• [EXTRACTED DATA]
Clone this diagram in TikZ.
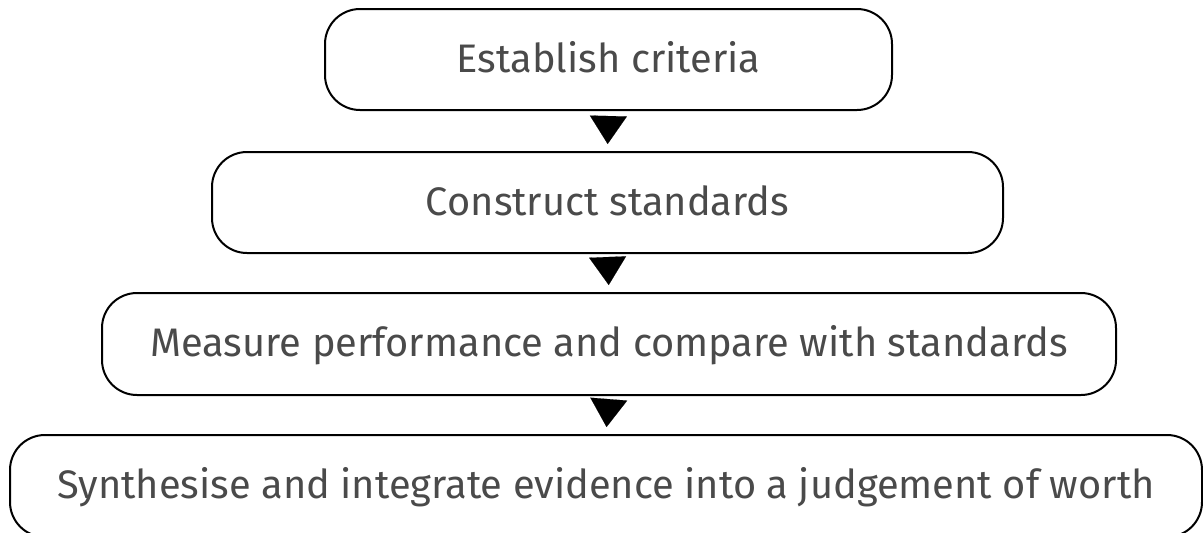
\documentclass[tikz,border=0pt]{standalone}
\usepackage{fontspec}
\setmainfont{Fira Sans}
\usetikzlibrary{arrows.meta}
\definecolor{txtgray}{HTML}{4A4A4A}
\tikzset{
  stepbox/.style={draw=black, line width=2pt, rounded corners=35pt, fill=white,
    inner sep=0pt, minimum height=101pt, text=txtgray,
    text height=28pt, text depth=3pt,
    font=\fontsize{39.8}{46}\selectfont},
  flowarrow/.style={line width=0.1pt, shorten <=7pt, shorten >=7pt,
    -{Triangle[width=37pt,length=28pt]}}
}
\begin{document}
\begin{tikzpicture}[x=1pt,y=-1pt]
\useasboundingbox (0,0) rectangle (1203,533);
\node[stepbox, minimum width=567pt] (b1) at (608.5,59.5) {Establish criteria};
\node[stepbox, minimum width=791pt] (b2) at (607.5,202.5) {Construct standards};
\node[stepbox, minimum width=1014pt, minimum height=102pt] (b3) at (609,344) {Measure performance and compare with standards};
\node[stepbox, minimum width=1192pt, minimum height=102pt] (b4) at (606,486) {Synthesise and integrate evidence into a judgement of worth};
\draw[flowarrow] (b1.south) -- (b2.north);
\draw[flowarrow] (b2.south) -- (b3.north);
\draw[flowarrow] (b3.south) -- (b4.north);
\end{tikzpicture}
\end{document}
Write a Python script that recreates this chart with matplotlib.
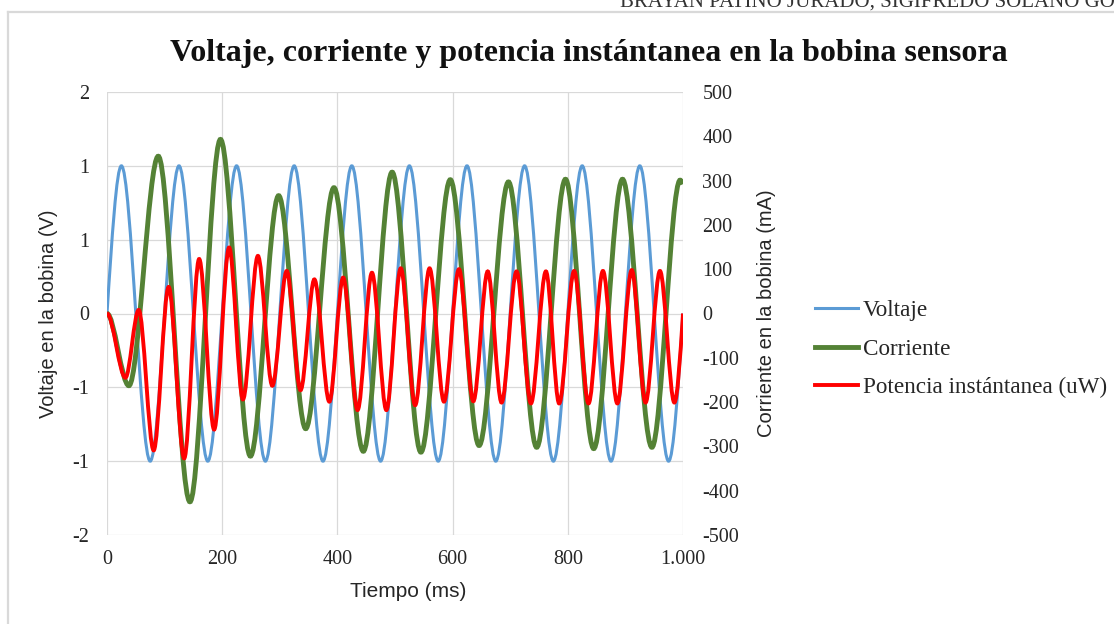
import matplotlib
matplotlib.use("Agg")
import matplotlib.pyplot as plt
from matplotlib.path import Path
from matplotlib.patches import PathPatch
from matplotlib.lines import Line2D

# valores (extremos de cada curva)
t_volt = [0, 25, 75, 125, 175, 225, 275, 325, 375, 425, 475, 525, 575, 625, 675,
          725, 775, 825, 875, 925, 975, 1000]
volt = [0, 1, -1, 1, -1, 1, -1, 1, -1, 1, -1, 1, -1, 1, -1,
        1, -1, 1, -1, 1, -1, 0]

t_corr = [0, 38, 89, 144, 197, 249, 298, 345, 394, 445, 495, 545, 596, 646, 697,
          746, 796, 845, 895, 946, 995, 1000]
corr = [0, -163, 355, -425, 393, -322, 266, -260, 284, -311, 319, -313, 302, -298, 297,
        -302, 303, -305, 303, -302, 301, 292]

t_pot = [0, 32, 55, 81, 107, 134, 160, 186, 212, 236, 262, 287, 312, 336, 360, 386,
         410, 435, 460, 485, 510, 535, 560, 585, 611, 636, 661, 685, 711, 736, 762,
         785, 811, 836, 861, 886, 911, 935, 960, 985, 1000]
pot = [0, -145, 8, -309, 60, -327, 123, -262, 149, -194, 130, -163, 96, -173, 77, -199,
       81, -218, 92, -218, 102, -207, 102, -199, 100, -198, 95, -201, 95, -203, 95,
       -203, 96, -203, 96, -203, 98, -201, 96, -201, 0]

x_ticks = [0, 200, 400, 600, 800, 1000]
x_labels = ["0", "200", "400", "600", "800", "1.000"]
y1_ticks = [-1.5, -1, -0.5, 0, 0.5, 1, 1.5]
y1_labels = ["-2", "-1", "-1", "0", "1", "1", "2"]
y2_ticks = [-500, -400, -300, -200, -100, 0, 100, 200, 300, 400, 500]
y2_labels = ["-500", "-400", "-300", "-200", "-100", "0", "100", "200", "300", "400", "500"]

serif = ["Liberation Serif", "DejaVu Serif"]
sans = ["Liberation Sans", "DejaVu Sans"]
txt_col = "#262626"


def linea_suave(xs, ys, flat_start=False):
    # linea suavizada tipo Excel (bezier por los puntos)
    n = len(xs)
    m = [0.0] * n
    for i in range(1, n - 1):
        if (ys[i] - ys[i - 1]) * (ys[i + 1] - ys[i]) <= 0:
            m[i] = 0.0
        else:
            m[i] = (ys[i + 1] - ys[i - 1]) / (xs[i + 1] - xs[i - 1])
    if not flat_start:
        m[0] = 1.5 * (ys[1] - ys[0]) / (xs[1] - xs[0]) - m[1] / 2
    m[-1] = 1.5 * (ys[-1] - ys[-2]) / (xs[-1] - xs[-2]) - m[-2] / 2
    verts = [(xs[0], ys[0])]
    codes = [Path.MOVETO]
    for i in range(n - 1):
        h = (xs[i + 1] - xs[i]) / 3
        verts += [(xs[i] + h, ys[i] + m[i] * h),
                  (xs[i + 1] - h, ys[i + 1] - m[i + 1] * h),
                  (xs[i + 1], ys[i + 1])]
        codes += [Path.CURVE4] * 3
    return Path(verts, codes)


fig = plt.figure(figsize=(11.14, 6.24), dpi=100)
ax = fig.add_axes([107 / 1114, 1 - 535 / 624, 576 / 1114, 443 / 624])
ax2 = ax.twinx()

ax.set_xlim(0, 1000)
ax.set_ylim(-1.5, 1.5)
ax2.set_ylim(-500, 500)

ax.set_xticks(x_ticks)
ax.set_xticklabels(x_labels)
ax.set_yticks(y1_ticks)
ax.set_yticklabels(y1_labels)
ax2.set_yticks(y2_ticks)
ax2.set_yticklabels(y2_labels)

ax.grid(True, color="#d9d9d9", lw=0.9)
ax.set_axisbelow(True)
for a in (ax, ax2):
    for s in a.spines.values():
        s.set_visible(False)
ax.tick_params(axis="both", length=0, labelsize=14.5, colors=txt_col)
ax.tick_params(axis="y", pad=13)
ax.tick_params(axis="x", pad=11)
ax2.tick_params(axis="y", length=0, labelsize=14.5, colors=txt_col, pad=14)
for lab in ax.get_xticklabels() + ax.get_yticklabels() + ax2.get_yticklabels():
    lab.set_family(serif)

c_volt = "#5b9bd5"
c_corr = "#548235"
c_pot = "#ff0000"

ax.add_patch(PathPatch(linea_suave(t_volt, volt), fc="none", ec=c_volt, lw=2.2))
ax2.add_patch(PathPatch(linea_suave(t_corr, corr, flat_start=True), fc="none", ec=c_corr, lw=3.5))
ax2.add_patch(PathPatch(linea_suave(t_pot, pot, flat_start=True), fc="none", ec=c_pot, lw=2.8))

ax.set_xlabel("Tiempo (ms)", fontsize=15, family=sans, color=txt_col)
ax.xaxis.set_label_coords(0.523, -0.106)
ax.set_ylabel("Voltaje en la bobina (V)", fontsize=14.5, family=sans, color=txt_col)
ax.yaxis.set_label_coords(-0.085, 0.5)
ax2.set_ylabel("Corriente en la bobina (mA)", fontsize=14.5, family=sans, color=txt_col)
ax2.yaxis.set_label_coords(1.128, 0.5)

fig.text(589 / 1114, 1 - 53 / 624, "Voltaje, corriente y potencia instántanea en la bobina sensora",
         ha="center", va="center", fontsize=23, fontweight="bold", family=serif, color="#111111")

# encabezado del documento, cortado arriba
fig.text(620 / 1114, 1 - 7 / 624, "BRAYAN PATIÑO JURADO, SIGIFREDO SOLANO GÓMEZ",
         ha="left", va="baseline", fontsize=15, family=serif, color="#333333")

# marco de la pagina
fig.add_artist(Line2D([8 / 1114, 1], [1 - 12 / 624, 1 - 12 / 624], color="#d9d9d9", lw=1.6))
fig.add_artist(Line2D([8 / 1114, 8 / 1114], [0, 1 - 12 / 624], color="#d9d9d9", lw=1.6))

handles = [Line2D([], [], color=c_volt, lw=2.2),
           Line2D([], [], color=c_corr, lw=3.5),
           Line2D([], [], color=c_pot, lw=2.8)]
fig.legend(handles, ["Voltaje", "Corriente", "Potencia instántanea (uW)"],
           loc="center left", bbox_to_anchor=(815 / 1114, 1 - 349 / 624),
           frameon=False, borderpad=0, borderaxespad=0, handlelength=1.85,
           handletextpad=0.22, labelspacing=0.75,
           prop={"family": serif, "size": 16.7}, labelcolor=txt_col)

fig.savefig("out.png", dpi=100)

• [TASK BRIEF]
Restate word for word the lines that begin at the one with "Write a Python" and end at the one with "from matplotlib.lines import Line2D", including both, and leave every picture aside.

• [RESPONSE TO THE TASK]
Write a Python script that recreates this chart with matplotlib.
import matplotlib
matplotlib.use("Agg")
import matplotlib.pyplot as plt
from matplotlib.path import Path
from matplotlib.patches import PathPatch
from matplotlib.lines import Line2D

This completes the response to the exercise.